Oxnard, California: The City That Stopped A Gas Plant
When NRG Energy, one of the largest electric power producers in the country, won a contract to build a new gas plant on the beach in Oxnard, California, in 2014, nearly everyone assumed it was a done deal.
The region’s electric utility, Southern California Edison, needed a new source of power to keep the lights on in moments of extreme need. But the working class, majority-Latino community was not enthused about the prospect of another industrial facility in its backyard. Power plants already bookend Oxnard’s beach, about seven miles apart, the smokestacks looming over the coastal vista. A toxic Superfund site lingers nearby, the aftermath of a smelting plant that shut down years ago.
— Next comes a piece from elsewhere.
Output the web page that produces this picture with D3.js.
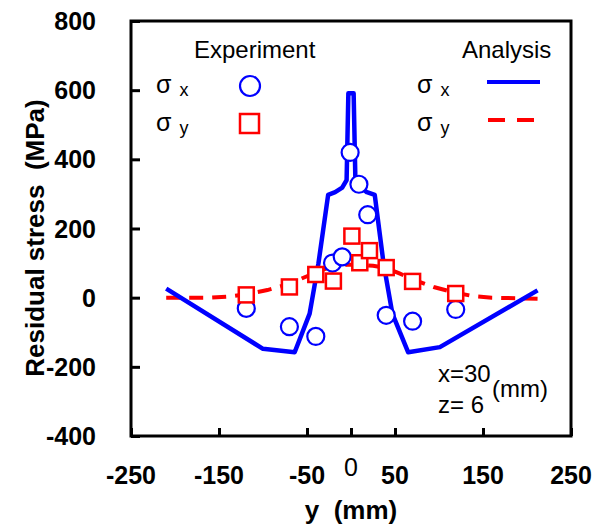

Local activists and city officials rejected the expectation that they should host another major polluter. They passed an ordinance to block new plants on the coast, and demanded that the state look for cleaner alternatives.
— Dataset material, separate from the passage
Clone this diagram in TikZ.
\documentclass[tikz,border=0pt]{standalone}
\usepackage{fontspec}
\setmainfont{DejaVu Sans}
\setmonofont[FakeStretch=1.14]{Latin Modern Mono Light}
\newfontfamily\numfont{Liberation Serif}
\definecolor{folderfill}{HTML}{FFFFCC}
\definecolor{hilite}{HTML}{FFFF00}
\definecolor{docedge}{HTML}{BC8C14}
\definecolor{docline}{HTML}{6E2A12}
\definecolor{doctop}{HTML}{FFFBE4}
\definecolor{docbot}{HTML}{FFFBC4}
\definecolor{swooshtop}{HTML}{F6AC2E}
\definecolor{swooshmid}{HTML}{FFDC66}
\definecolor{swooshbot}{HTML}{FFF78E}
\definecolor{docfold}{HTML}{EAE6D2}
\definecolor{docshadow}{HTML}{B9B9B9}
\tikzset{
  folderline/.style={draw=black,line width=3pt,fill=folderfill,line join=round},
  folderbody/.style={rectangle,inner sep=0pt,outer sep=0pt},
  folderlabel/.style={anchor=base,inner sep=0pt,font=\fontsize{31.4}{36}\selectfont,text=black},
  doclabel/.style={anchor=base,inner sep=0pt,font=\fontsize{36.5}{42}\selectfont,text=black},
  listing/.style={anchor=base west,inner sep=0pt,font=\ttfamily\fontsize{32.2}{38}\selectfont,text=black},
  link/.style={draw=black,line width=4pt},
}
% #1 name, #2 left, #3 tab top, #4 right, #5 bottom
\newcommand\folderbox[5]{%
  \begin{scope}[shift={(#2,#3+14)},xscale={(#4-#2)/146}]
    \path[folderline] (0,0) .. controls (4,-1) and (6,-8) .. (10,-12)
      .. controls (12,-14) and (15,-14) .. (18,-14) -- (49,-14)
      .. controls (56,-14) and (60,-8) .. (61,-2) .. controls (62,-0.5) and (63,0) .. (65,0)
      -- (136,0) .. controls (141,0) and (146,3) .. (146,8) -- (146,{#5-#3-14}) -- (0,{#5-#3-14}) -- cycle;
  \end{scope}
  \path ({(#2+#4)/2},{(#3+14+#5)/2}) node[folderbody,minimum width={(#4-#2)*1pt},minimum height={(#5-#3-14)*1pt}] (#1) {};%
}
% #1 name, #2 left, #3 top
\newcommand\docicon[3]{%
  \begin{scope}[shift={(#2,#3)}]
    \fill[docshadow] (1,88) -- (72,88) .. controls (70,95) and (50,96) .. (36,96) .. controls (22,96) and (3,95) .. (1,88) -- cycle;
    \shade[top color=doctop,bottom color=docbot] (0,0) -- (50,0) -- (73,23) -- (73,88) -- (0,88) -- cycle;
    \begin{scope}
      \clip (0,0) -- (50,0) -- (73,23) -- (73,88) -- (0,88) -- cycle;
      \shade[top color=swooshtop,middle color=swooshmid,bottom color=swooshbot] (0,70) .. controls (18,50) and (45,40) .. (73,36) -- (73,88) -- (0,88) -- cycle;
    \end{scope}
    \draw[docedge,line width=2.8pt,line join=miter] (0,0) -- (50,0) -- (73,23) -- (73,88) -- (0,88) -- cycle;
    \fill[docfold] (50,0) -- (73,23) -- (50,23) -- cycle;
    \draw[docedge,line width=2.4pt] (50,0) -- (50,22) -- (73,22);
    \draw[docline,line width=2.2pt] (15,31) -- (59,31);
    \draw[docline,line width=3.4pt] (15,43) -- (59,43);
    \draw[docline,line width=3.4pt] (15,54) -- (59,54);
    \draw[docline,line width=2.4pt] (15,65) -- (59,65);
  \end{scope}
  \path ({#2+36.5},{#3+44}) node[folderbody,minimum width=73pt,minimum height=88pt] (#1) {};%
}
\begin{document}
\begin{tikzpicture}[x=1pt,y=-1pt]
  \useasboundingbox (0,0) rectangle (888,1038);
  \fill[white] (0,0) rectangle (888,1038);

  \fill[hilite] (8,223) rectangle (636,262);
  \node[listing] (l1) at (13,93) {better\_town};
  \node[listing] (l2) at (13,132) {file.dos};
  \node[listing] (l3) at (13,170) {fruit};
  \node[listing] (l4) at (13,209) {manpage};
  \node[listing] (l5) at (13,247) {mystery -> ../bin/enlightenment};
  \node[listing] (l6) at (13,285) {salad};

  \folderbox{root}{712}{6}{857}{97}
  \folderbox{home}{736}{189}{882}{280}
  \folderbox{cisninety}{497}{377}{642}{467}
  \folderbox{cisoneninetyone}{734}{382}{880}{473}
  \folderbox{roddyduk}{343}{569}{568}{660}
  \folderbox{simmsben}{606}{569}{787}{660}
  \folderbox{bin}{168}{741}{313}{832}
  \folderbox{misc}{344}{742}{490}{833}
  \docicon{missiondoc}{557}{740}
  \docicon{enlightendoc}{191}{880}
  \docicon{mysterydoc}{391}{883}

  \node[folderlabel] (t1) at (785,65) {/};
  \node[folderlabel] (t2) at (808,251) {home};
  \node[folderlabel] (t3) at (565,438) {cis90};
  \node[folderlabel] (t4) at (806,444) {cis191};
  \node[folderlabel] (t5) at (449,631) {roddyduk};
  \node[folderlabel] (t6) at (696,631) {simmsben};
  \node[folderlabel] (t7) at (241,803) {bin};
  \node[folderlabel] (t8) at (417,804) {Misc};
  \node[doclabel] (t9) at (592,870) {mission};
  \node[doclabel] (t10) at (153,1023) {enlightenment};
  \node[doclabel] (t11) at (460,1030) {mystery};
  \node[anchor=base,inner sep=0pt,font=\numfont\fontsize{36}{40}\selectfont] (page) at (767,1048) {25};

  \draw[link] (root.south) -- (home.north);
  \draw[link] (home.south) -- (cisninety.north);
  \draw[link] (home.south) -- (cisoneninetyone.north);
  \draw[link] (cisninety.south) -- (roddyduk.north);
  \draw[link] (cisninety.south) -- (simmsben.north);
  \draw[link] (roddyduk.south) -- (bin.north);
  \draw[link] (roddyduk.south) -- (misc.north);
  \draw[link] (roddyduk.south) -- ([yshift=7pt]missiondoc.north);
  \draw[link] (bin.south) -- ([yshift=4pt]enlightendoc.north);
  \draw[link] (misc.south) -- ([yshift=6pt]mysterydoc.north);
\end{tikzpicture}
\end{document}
Such objections had failed to stop many a gas plant before, but this time, things veered off the usual playbook.
California leaders were already working to eliminate greenhouse gases from the power sector and curb the state’s considerable contribution to climate change. A new ecosystem of clean energy companies emerged to provide equipment and software to generate and store electricity.
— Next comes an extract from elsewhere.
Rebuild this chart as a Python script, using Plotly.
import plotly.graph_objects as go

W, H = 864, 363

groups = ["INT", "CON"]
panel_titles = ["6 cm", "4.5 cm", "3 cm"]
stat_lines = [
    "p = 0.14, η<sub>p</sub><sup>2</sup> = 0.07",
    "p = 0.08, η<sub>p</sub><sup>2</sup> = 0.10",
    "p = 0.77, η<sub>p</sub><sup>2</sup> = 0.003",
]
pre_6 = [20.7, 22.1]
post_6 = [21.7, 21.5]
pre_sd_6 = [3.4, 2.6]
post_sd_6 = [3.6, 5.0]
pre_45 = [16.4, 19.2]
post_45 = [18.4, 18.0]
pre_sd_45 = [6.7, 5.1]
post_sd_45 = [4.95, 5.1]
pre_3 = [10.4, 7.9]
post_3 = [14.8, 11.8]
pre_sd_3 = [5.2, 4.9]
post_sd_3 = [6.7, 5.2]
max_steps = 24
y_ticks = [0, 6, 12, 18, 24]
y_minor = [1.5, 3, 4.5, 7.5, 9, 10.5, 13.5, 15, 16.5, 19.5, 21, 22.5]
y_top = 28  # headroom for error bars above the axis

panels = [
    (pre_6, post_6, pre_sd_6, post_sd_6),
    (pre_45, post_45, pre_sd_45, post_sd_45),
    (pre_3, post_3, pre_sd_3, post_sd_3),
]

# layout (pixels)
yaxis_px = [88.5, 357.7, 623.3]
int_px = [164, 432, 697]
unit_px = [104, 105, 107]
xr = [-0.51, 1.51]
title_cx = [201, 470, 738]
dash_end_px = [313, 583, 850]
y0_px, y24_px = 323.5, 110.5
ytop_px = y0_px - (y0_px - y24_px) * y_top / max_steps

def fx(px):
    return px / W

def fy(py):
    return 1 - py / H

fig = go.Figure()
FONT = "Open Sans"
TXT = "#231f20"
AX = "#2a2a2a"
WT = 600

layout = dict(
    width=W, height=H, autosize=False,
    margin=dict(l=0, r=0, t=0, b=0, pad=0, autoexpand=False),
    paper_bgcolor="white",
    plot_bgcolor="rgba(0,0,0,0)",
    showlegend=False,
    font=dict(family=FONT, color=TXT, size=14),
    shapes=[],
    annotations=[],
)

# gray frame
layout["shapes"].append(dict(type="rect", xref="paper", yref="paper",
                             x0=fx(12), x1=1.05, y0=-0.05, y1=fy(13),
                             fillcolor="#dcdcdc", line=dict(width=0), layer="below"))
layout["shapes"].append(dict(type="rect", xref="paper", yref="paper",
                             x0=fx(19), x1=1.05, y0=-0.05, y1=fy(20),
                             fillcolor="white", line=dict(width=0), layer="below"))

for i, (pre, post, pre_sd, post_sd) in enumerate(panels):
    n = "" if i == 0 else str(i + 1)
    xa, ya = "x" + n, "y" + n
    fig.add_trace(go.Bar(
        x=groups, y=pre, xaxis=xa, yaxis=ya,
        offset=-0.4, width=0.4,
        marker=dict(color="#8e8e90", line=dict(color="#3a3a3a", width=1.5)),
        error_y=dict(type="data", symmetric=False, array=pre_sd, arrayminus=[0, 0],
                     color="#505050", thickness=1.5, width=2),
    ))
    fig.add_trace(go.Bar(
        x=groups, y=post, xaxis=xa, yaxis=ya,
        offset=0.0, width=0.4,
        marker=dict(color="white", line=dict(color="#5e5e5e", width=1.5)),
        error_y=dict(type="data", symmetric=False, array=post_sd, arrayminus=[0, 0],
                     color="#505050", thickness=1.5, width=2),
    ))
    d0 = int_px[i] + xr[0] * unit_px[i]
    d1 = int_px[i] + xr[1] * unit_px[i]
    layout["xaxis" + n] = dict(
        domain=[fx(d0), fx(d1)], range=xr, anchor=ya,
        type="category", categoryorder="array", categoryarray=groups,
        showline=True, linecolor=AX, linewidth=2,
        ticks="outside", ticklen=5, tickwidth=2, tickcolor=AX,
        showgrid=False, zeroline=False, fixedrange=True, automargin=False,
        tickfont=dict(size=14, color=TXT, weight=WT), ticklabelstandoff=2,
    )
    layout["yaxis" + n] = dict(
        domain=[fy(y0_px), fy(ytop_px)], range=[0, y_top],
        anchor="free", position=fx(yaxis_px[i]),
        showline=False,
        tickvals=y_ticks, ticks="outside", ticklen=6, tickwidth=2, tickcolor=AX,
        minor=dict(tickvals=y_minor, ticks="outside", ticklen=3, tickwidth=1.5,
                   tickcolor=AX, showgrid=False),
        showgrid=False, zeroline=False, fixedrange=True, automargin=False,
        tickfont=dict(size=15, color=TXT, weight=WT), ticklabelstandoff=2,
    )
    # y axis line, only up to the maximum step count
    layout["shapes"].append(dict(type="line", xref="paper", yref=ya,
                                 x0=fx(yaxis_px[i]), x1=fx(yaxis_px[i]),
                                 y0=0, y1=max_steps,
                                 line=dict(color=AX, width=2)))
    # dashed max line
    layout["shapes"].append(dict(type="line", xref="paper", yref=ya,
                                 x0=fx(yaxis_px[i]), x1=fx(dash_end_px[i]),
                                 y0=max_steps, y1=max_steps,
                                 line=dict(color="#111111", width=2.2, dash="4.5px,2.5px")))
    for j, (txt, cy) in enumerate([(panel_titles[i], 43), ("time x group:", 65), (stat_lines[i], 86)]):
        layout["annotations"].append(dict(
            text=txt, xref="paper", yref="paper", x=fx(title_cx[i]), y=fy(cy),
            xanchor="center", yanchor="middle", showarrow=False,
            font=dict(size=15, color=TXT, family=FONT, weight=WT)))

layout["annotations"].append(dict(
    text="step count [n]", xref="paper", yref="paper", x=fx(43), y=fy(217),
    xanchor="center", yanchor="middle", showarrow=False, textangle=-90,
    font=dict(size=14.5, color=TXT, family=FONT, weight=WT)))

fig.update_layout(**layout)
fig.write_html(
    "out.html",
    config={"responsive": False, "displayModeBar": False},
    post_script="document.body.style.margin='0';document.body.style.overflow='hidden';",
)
When state officials inquired in 2017 whether clean technologies could fill the role of NRG’s gas plant, the answer was a definite yes. With that knowledge, regulators said they would reject the gas plant due to its environmental impact, and asked Southern California Edison to find clean energy projects to replace it.
The utility came back two months ago with a different vision for the city: a suite of batteries that can store the abundant solar power generated during the day and deliver it when needed.